A week later, Professor Augusta Wimmer, a strict, unlikable woman, goes through the personal belongings of her students and finds a discarded love letter. Dr. Dominick and Professor Mathe are assigned to find out who wrote the letter, and conclude Marie is responsible due to the handwriting. Upon confronting her, she denies having written the letter, fearing Dr. Dominick will find out about her crush on him. Some of the uptight, old-fashioned teachers, including Professor Wimmer, suspect that while she was gone at the fair, she visited the supposed boyfriend the letter was addressed to. Because the strict rules at the school include not being allowed to date, Marie risks being suspended two days before graduation.

In tears, Marie admits to Professor Mathe that she wrote the letter to Dr. Dominick. Anna doesn't tell Dr. Dominick this, but lets him know the girl is innocent. They both sympathise with her and try to prevent further punishment. But the other teachers persist with their persecution and insist that her mother is summoned.

Desperate, Marie decides to run away, into a storm. Dr Dominick pursues her, and manages to catch up with her at some remote mountain hut. There, he fetches blankets for her and as he sits by her, she confesses her feelings for him. He admits to returning them. The next day, back at school, he proposes marriage and she accepts.

Shortly afterwards Marie overhears a conversation in which Professor Mathe admits to being in love with Dr. Dominick and that she will leave the school because she is heartbroken. Trying to prevent this, Marie lies to Dr. Dominick by saying that she lied to him about being in love with him, claiming that she only told him she loved him so she would be able to graduate.

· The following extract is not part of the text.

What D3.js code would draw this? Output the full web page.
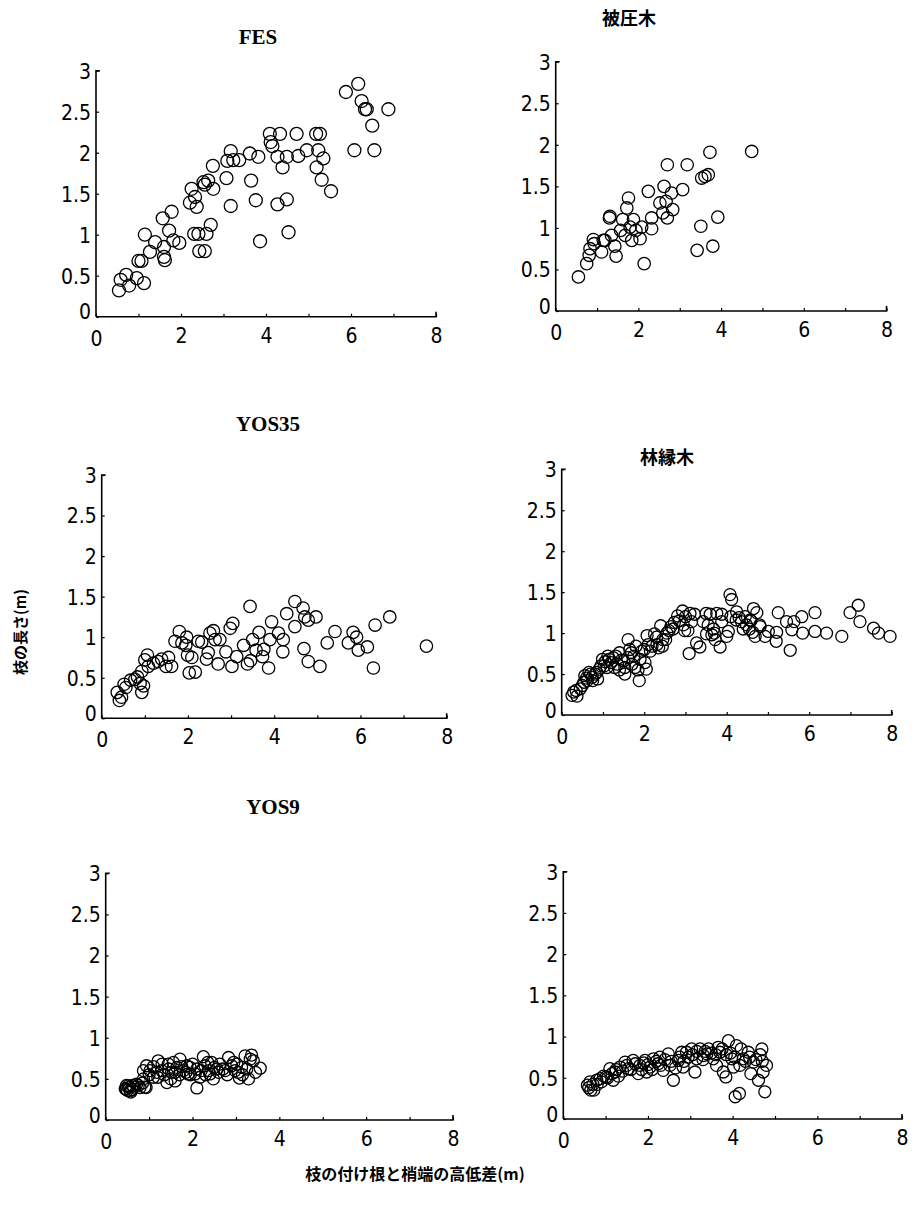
<!DOCTYPE html>
<html><head><meta charset="utf-8">
<script src="https://cdn.jsdelivr.net/npm/d3@7"></script>
<style>body{margin:0;background:#fff}</style>
</head><body>
<script>
// ---- data (x: 枝の付け根と梢端の高低差 m, y: 枝の長さ m) ----
const xTicks = [0, 2, 4, 6, 8];
const yTicks = [0, 0.5, 1, 1.5, 2, 2.5, 3];
const yTickLabels = ["0", "0.5", "1", "1.5", "2", "2.5", "3"];
const panelTitles = ["FES", "被圧木", "YOS35", "林縁木", "YOS9", ""];

const fesX = [0.54,0.58,0.71,0.78,0.96,1.13,1.0,1.07,1.15,1.27,1.39,1.57,1.6,1.6,1.62,1.72,1.78,1.82,1.96,2.25,2.21,2.33,2.37,2.31,2.41,2.43,2.56,2.6,2.7,2.53,2.64,2.56,2.76,2.75,3.07,3.09,3.17,3.23,3.37,3.17,3.62,3.65,3.76,3.82,3.86,4.09,4.11,4.15,4.27,4.33,4.39,4.27,4.49,4.49,4.53,4.72,4.76,4.96,5.18,5.27,5.23,5.19,5.35,5.31,5.53,5.88,6.17,6.25,6.33,6.37,6.5,6.08,6.55,6.88];
const fesY = [0.32,0.45,0.51,0.38,0.47,0.41,0.68,0.68,1.0,0.79,0.91,1.2,0.85,0.73,0.69,1.05,1.28,0.93,0.9,1.56,1.39,1.46,1.34,1.01,1.01,0.8,0.8,1.01,1.12,1.64,1.66,1.61,1.56,1.84,1.69,1.9,2.02,1.91,1.91,1.35,1.99,1.66,1.42,1.95,0.92,2.23,2.13,2.08,1.95,2.23,1.82,1.37,1.43,1.95,1.03,2.23,1.96,2.03,2.23,2.23,2.03,1.82,1.93,1.67,1.53,2.74,2.84,2.63,2.53,2.53,2.33,2.03,2.03,2.53];

const hiatsuX = [0.55,0.75,0.81,0.83,0.91,0.93,1.11,1.15,1.19,1.3,1.31,1.35,1.43,1.46,1.57,1.62,1.68,1.72,1.76,1.8,1.84,1.88,1.94,2.04,2.08,2.14,2.24,2.32,2.32,2.52,2.59,2.62,2.67,2.7,2.7,2.83,2.8,3.07,3.18,3.42,3.53,3.51,3.61,3.69,3.73,3.8,3.92,4.74];
const hiatsuY = [0.41,0.57,0.67,0.75,0.86,0.81,0.71,0.85,0.85,1.12,1.14,0.91,0.78,0.66,0.97,1.1,0.91,1.24,1.36,1.01,0.85,1.1,0.97,0.87,1.01,0.57,1.44,1.12,0.99,1.3,1.18,1.5,1.32,1.12,1.76,1.22,1.42,1.46,1.76,0.73,1.6,1.02,1.62,1.64,1.91,0.78,1.13,1.92];

const yos35X = [0.36,0.41,0.46,0.52,0.56,0.67,0.77,0.83,0.89,0.93,0.97,0.93,1.0,1.06,1.08,1.2,1.31,1.39,1.49,1.55,1.62,1.7,1.8,1.86,1.95,1.97,1.99,2.03,2.09,2.17,2.24,2.32,2.43,2.47,2.51,2.59,2.63,2.74,2.7,2.88,2.98,3.02,3.04,3.13,3.29,3.38,3.44,3.5,3.45,3.58,3.65,3.73,3.76,3.87,3.9,3.94,4.1,4.21,4.2,4.29,4.48,4.48,4.67,4.71,4.69,4.79,4.79,4.97,5.06,5.23,5.41,5.72,5.83,5.91,5.95,6.16,6.3,6.34,6.68,7.53];
const yos35Y = [0.32,0.22,0.26,0.42,0.38,0.47,0.48,0.51,0.43,0.32,0.4,0.58,0.72,0.78,0.64,0.68,0.7,0.73,0.64,0.75,0.64,0.95,1.07,0.93,0.9,1.0,0.78,0.56,0.75,0.57,0.95,0.94,0.73,0.81,1.05,1.08,0.97,0.97,0.67,0.82,1.11,0.64,1.17,0.76,0.9,0.67,1.38,0.97,0.71,0.84,1.06,0.76,0.85,0.62,0.97,1.19,1.05,0.97,0.82,1.29,1.44,1.13,1.36,1.25,0.86,0.7,1.21,1.25,0.64,0.93,1.07,0.93,1.06,1.0,0.84,0.88,0.62,1.15,1.25,0.89];

const rinenX = [0.25,0.29,0.37,0.45,0.54,0.56,0.62,0.66,0.74,0.81,0.87,0.91,0.99,1.03,1.12,1.2,1.28,1.31,1.4,1.45,1.53,1.53,1.61,1.65,1.69,1.78,1.8,1.88,1.94,2.05,2.02,2.07,2.19,2.25,2.31,2.4,2.44,2.52,2.6,2.73,2.81,2.93,2.98,3.06,3.11,3.15,3.09,3.22,3.27,3.35,3.43,3.51,3.5,3.6,3.64,3.68,3.72,3.76,3.84,3.88,3.88,4.0,4.04,4.08,4.12,4.24,4.23,4.3,4.36,4.4,4.48,4.57,4.59,4.63,4.65,4.73,4.69,4.81,4.93,5.01,5.21,5.2,5.25,5.45,5.54,5.58,5.63,5.82,5.84,6.14,6.14,6.42,6.79,6.99,7.19,7.23,7.56,7.68,7.96,
  0.35,0.5,0.6,0.7,0.75,0.85,0.95,1.05,1.1,1.15,1.25,1.35,1.4,1.5,1.6,1.7,1.75,1.85,1.9,2.0,2.1,2.15,2.3,2.35,2.45,2.55,2.65,2.7,2.85,2.95,3.0,3.55,3.7,4.1,4.45,4.55,4.8];
const rinenY = [0.24,0.28,0.23,0.32,0.4,0.48,0.42,0.52,0.46,0.5,0.44,0.56,0.68,0.6,0.72,0.64,0.58,0.72,0.76,0.67,0.5,0.58,0.92,0.8,0.76,0.58,0.84,0.42,0.78,0.56,0.64,0.97,0.84,0.99,0.86,1.09,0.84,0.92,1.03,1.13,1.21,1.27,1.03,1.03,1.24,1.14,0.75,1.23,0.88,0.83,1.14,0.99,1.24,1.23,0.98,1.05,0.92,1.24,0.83,1.14,1.23,0.96,1.02,1.47,1.41,1.26,1.16,1.19,1.14,1.05,1.1,1.16,1.15,1.01,1.3,1.25,0.96,1.08,0.96,1.02,1.01,0.9,1.25,1.14,0.79,1.04,1.14,1.2,1.0,1.25,1.02,1.0,0.96,1.25,1.34,1.14,1.06,1.0,0.96,
  0.3,0.36,0.45,0.5,0.42,0.52,0.6,0.65,0.58,0.68,0.7,0.62,0.55,0.66,0.7,0.62,0.72,0.55,0.68,0.8,0.86,0.78,0.95,0.82,0.92,1.0,1.08,1.05,1.15,1.1,1.2,1.1,1.0,1.2,1.2,1.05,1.1];

const yos9X = [0.47,0.52,0.56,0.64,0.71,0.79,0.93,0.87,0.94,1.02,1.1,1.21,1.29,1.41,1.44,1.52,1.6,1.64,1.71,1.79,1.87,1.94,2.06,2.1,2.17,2.25,2.29,2.37,2.44,2.48,2.56,2.63,2.83,2.9,2.98,3.08,3.13,3.21,3.29,3.33,3.36,3.56,0.87,1.18,1.56,1.9,2.4,2.75,3.02,
  0.45,0.5,0.55,0.6,0.62,0.48,0.58,0.75,0.85,0.9,1.0,1.1,1.2,1.3,1.35,1.45,1.5,1.6,1.7,1.75,1.85,1.95,2.0,2.1,2.2,2.3,2.35,2.5,2.6,2.7,2.8,2.95,3.05,3.15,3.25,3.4,3.45];
const yos9Y = [0.375,0.415,0.355,0.4,0.435,0.395,0.395,0.5,0.66,0.6,0.52,0.72,0.6,0.455,0.68,0.58,0.475,0.64,0.74,0.6,0.66,0.64,0.56,0.39,0.52,0.77,0.66,0.6,0.7,0.5,0.62,0.68,0.76,0.66,0.6,0.51,0.64,0.78,0.5,0.74,0.79,0.63,0.6,0.58,0.7,0.56,0.56,0.6,0.68,
  0.38,0.36,0.4,0.37,0.42,0.42,0.34,0.42,0.45,0.4,0.55,0.65,0.52,0.68,0.55,0.62,0.5,0.58,0.55,0.65,0.58,0.55,0.68,0.62,0.6,0.55,0.7,0.64,0.58,0.62,0.55,0.7,0.58,0.55,0.62,0.72,0.58];

const yos9bX = [0.57,0.63,0.72,0.79,0.87,1.01,1.1,1.18,1.22,1.34,1.46,1.54,1.65,1.77,1.81,1.93,2.05,2.13,2.24,2.36,2.48,2.52,2.6,2.72,2.83,2.91,3.03,3.11,3.23,3.31,3.43,3.54,3.62,3.7,3.78,3.84,3.9,3.98,4.02,4.09,4.06,4.16,4.25,4.37,4.43,4.49,4.61,4.69,4.72,4.76,4.8,1.97,2.28,2.8,3.15,3.39,3.66,4.17,
  0.6,0.65,0.7,0.8,0.9,0.95,1.05,1.15,1.25,1.3,1.4,1.5,1.6,1.7,1.85,1.9,2.0,2.1,2.2,2.3,2.4,2.55,2.65,2.75,2.85,2.95,3.05,3.15,3.3,3.35,3.5,3.6,3.75,3.85,3.95,4.05,4.2,4.3,4.4,4.55,4.65,4.7];
const yos9bY = [0.41,0.45,0.35,0.47,0.49,0.51,0.61,0.47,0.57,0.63,0.69,0.61,0.71,0.55,0.65,0.71,0.63,0.73,0.67,0.59,0.79,0.65,0.47,0.71,0.63,0.81,0.85,0.57,0.85,0.77,0.85,0.73,0.65,0.81,0.57,0.51,0.95,0.73,0.63,0.89,0.27,0.31,0.73,0.81,0.55,0.69,0.47,0.85,0.57,0.33,0.65,0.57,0.75,0.81,0.73,0.79,0.87,0.65,
  0.38,0.35,0.42,0.42,0.45,0.52,0.5,0.55,0.6,0.52,0.58,0.65,0.6,0.67,0.6,0.68,0.66,0.6,0.7,0.65,0.72,0.7,0.62,0.75,0.7,0.75,0.78,0.82,0.72,0.82,0.8,0.78,0.85,0.78,0.8,0.75,0.85,0.7,0.75,0.72,0.78,0.7];

const seriesX = [fesX, hiatsuX, yos35X, rinenX, yos9X, yos9bX];
const seriesY = [fesY, hiatsuY, yos35Y, rinenY, yos9Y, yos9bY];

// ---- layout ----
const W = 916, H = 1211;
const boxes = [
  {l: 96,    r: 436,   b: 316.7, t: 70.7,  rad: 6.5, title: [258, 44, "serif"]},
  {l: 555.7, r: 886.5, b: 311,   t: 61.7,  rad: 6.2, title: [629, 25, "cjk"]},
  {l: 101.7, r: 446.7, b: 718.3, t: 475,   rad: 6.2, title: [268, 431, "serif"]},
  {l: 561.7, r: 891.7, b: 715,   t: 469.3, rad: 6.0, title: [667, 464, "cjk"]},
  {l: 105.7, r: 453,   b: 1120,  t: 873.3, rad: 6.0, title: [273, 814, "serif"]},
  {l: 563.3, r: 902,   b: 1119,  t: 871.7, rad: 6.0, title: [700, 820, "cjk"]}
];

const svg = d3.select("body").append("svg").attr("width", W).attr("height", H)
  .style("font-family", "'DejaVu Sans Condensed','DejaVu Sans',sans-serif");

boxes.forEach((bx, i) => {
  const x = d3.scaleLinear().domain([0, 8]).range([bx.l, bx.r]);
  const y = d3.scaleLinear().domain([0, 3]).range([bx.b, bx.t]);
  const g = svg.append("g");

  const xa = g.append("g").attr("transform", `translate(0,${bx.b})`)
    .call(d3.axisBottom(x).tickValues(d3.range(0, 9, 1)).tickSize(-3).tickPadding(8)
      .tickFormat(d => xTicks.includes(d) ? d : ""));
  const ya = g.append("g").attr("transform", `translate(${bx.l},0)`)
    .call(d3.axisLeft(y).tickValues(yTicks).tickSize(-3).tickPadding(5)
      .tickFormat((d, k) => yTickLabels[k]));
  [xa, ya].forEach(a => {
    a.select(".domain").attr("stroke", "#000").attr("stroke-width", 1.6);
    a.selectAll(".tick line").attr("stroke", "#000").attr("stroke-width", 1.2);
    a.selectAll(".tick text").attr("fill", "#000").style("font-size", "21px")
      .style("font-family", "'DejaVu Sans Condensed','DejaVu Sans',sans-serif");
  });
  xa.select(".domain").attr("d", `M${bx.l},0H${bx.r}V-5`);
  ya.select(".domain").attr("d", `M4,${bx.t}H0V${bx.b}`);
  xa.selectAll(".tick text").attr("dy", "0.85em");
  ya.selectAll(".tick text").attr("dy", "0.35em");
  ya.selectAll(".tick").filter(d => d === 0).select("text").attr("dy", "0.1em");
  xa.selectAll(".tick").filter(d => d === 0).select("text").attr("dy", "1.0em");

  const xs = seriesX[i], ys = seriesY[i];
  g.append("g").selectAll("circle").data(d3.range(xs.length)).join("circle")
    .attr("cx", k => x(xs[k])).attr("cy", k => y(ys[k])).attr("r", bx.rad)
    .attr("fill", "none").attr("stroke", "#000").attr("stroke-width", 1.3);

  if (panelTitles[i]) {
    const t = svg.append("text").attr("x", bx.title[0]).attr("y", bx.title[1])
      .attr("text-anchor", "middle").attr("fill", "#000").attr("font-weight", "bold")
      .text(panelTitles[i]);
    if (bx.title[2] === "serif") t.style("font-family", "'Liberation Serif','Times New Roman',serif").style("font-size", "21px");
    else t.style("font-family", "'Noto Sans CJK JP',sans-serif").style("font-size", "18px");
  }
});

svg.append("text").attr("transform", "translate(26,632) rotate(-90)")
  .attr("text-anchor", "middle").style("font-family", "'Noto Sans CJK JP',sans-serif")
  .style("font-size", "15px").attr("font-weight", "bold").text("枝の長さ(m)");
svg.append("text").attr("x", 415).attr("y", 1180)
  .attr("text-anchor", "middle").style("font-family", "'Noto Sans CJK JP',sans-serif")
  .style("font-size", "16px").attr("font-weight", "bold").text("枝の付け根と梢端の高低差(m)");
</script>
</body></html>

Soon after graduation, Marie is about to be driven back home by her cousin Vallais from a nightclub where they were having a small celebration party, when she is suddenly visited by Dr. Dominick. He tells her he could never fall in love with Anna, after which they kiss.

==Cast==
- Herbert Marshall as Dr. Stephen Dominick
- Ruth Chatterton as Professor Anna Mathe
- Simone Simon as Marie Claudel
- Constance Collier as Professor Augusta Wimmer
- J. Edward Bromberg as Dr. Spindler
- Dixie Dunbar as Luisa
- John Qualen as Toni
- Shirley Deane as Fritzi
- Tyrone Power as Count Vallais
- Frank Reicher as Dr. Hoffenreich
- George Hassell as Dr. Willfinger
- Lynne Berkeley as Dora
- June Storey as Greta
- Christian Rub as Forester
- Rita Gould as Professor Emma Kern
- Peggy Montgomery as Student
- Lynn Bari as Student (uncredited)

==Reception==
The film was Simone Simon's first American film. The press praised her performance, with The Hollywood Reporter noting that "Hers is a performance unprecedented in Hollywood productions. Fresh, bright and alive, her face mirrors expressions with an ease that transcends acting". Writing for The Spectator in 1936, Graham Greene gave the film a mild mixed review, describing it as "dewy" and "undoubtedly sexy", and ultimately concluding that "its concentrated atmosphere of young innocence defeats its own purpose". Greene praised the acting of Simon and Bromberg, and the directing generally.